Lower scores are due to two differences in implementation. We use only 16 rows of the board for placement (following Bertsekas 1996) while the original BCTS work used all 20 rows, effectively using an outside area for displaying/rotating/translating the pieces. And, we do not filter out actions that immediately end the game.


Reviewer 3

We would state the takeaway message from our paper as follows: Sequential decision problems show some regularities that no learning/planning algorithm is yet deliberately taking advantage of. These regularities are fundamentally different from those that are already known. This finding is significant because solving sequential decision problems fast (using few samples and little computation) remains a challenge. Our paper introduces novel directions for algorithm development and a rich set of questions for further investigating these regularities.

Action pruning is one possible use of these regularities, one we explore in the paper. In both games, a human player would immediately eliminate most alternatives as inferior. But this is different from being able to articulate a computational mechanism for doing so effectively and consistently, which is what we do here. Our finding is intuitive, but we believe that this is so only when considered after the fact. We did not expect it when we started this work. 

Another possible use is in prioritizing learning samples. These regularities may be helpful in selecting samples that are more useful than others, and help develop algorithms with reduced sample/computational complexity (and for active learning). 

The features used for exploiting these regularities need not be those that are used for learning a value-function/policy. This introduces a a rich set of research directions to explore, including how such feature sets may be learned from experience. 

These are just a few examples of possible research directions. We expect that different researchers will see different ways of moving forward. These regularities truly introduce a new perspective. 


Reviewer 4

1) The regularities we discuss are fundamentally different from those that are widely studied in machine learning. There is, however, some synergy and we would be happy to discuss them explicitly in the paper.

-- Margin may be arbitrarily small or large, regardless of the dominance relationship between the two alternatives. But we may generally expect the following: when one alternative dominates the other, each feature contributes positively to the margin, resulting in a relatively high margin. How widely this happens is an empirical question and will vary between problems. In Tetris, we found a strong effect: mean margin is 24.5 when one action dominates another, 14.7 otherwise.

-- Action gap may be arbitrarily small or large, regardless of the dominance relationship. But, if the evaluation function is a good estimate of action values, we may expect a higher action gap when one action dominates another. We could not analyze Tetris because we do not know the action values (the evaluation function gives us a good policy but does not estimate action values well). 

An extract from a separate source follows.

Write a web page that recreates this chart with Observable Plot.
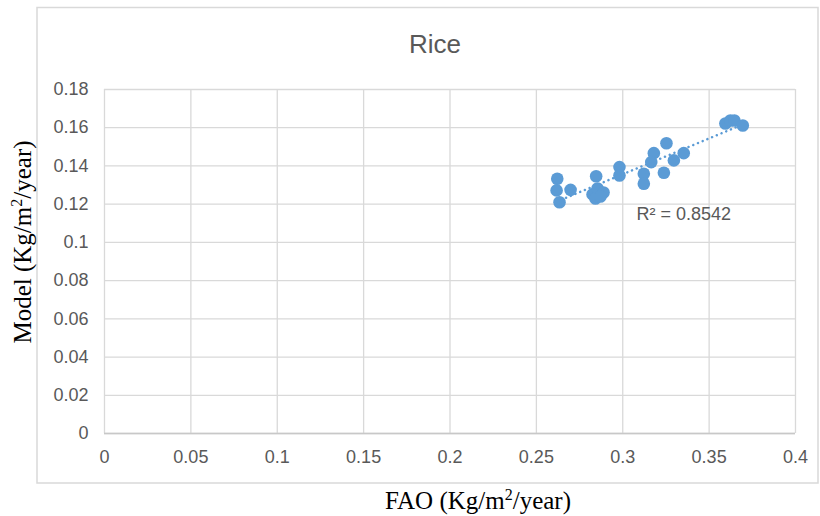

-- Sparsity generally supports all three regularities because it automatically satisfies some of the constraints that must hold.

-- We assume a linear decision surface. Simple dominance may be extended to more complex decision surfaces; in that case, we expect smoothness to be irrelevant.

2) We only need simple properties of the evaluation function (signs, order), not the full set of weights. One possibility is for the human designer to use domain knowledge to identify these properties. For instance, in Tetris, any human player would correctly identify the signs and (at least partially) order the features. But it should also be possible to learn them from experience, and far more quickly than the full evaluation function.
 
3) The observed behavior is not a universal property of linear functions. One property that supports such behavior is high correlation among the features. If features are independent, simple dominance and noncompensatoriness are very unlikely to hold. For cumulative dominance, a detailed set of results are available in Baucells et al. (2008).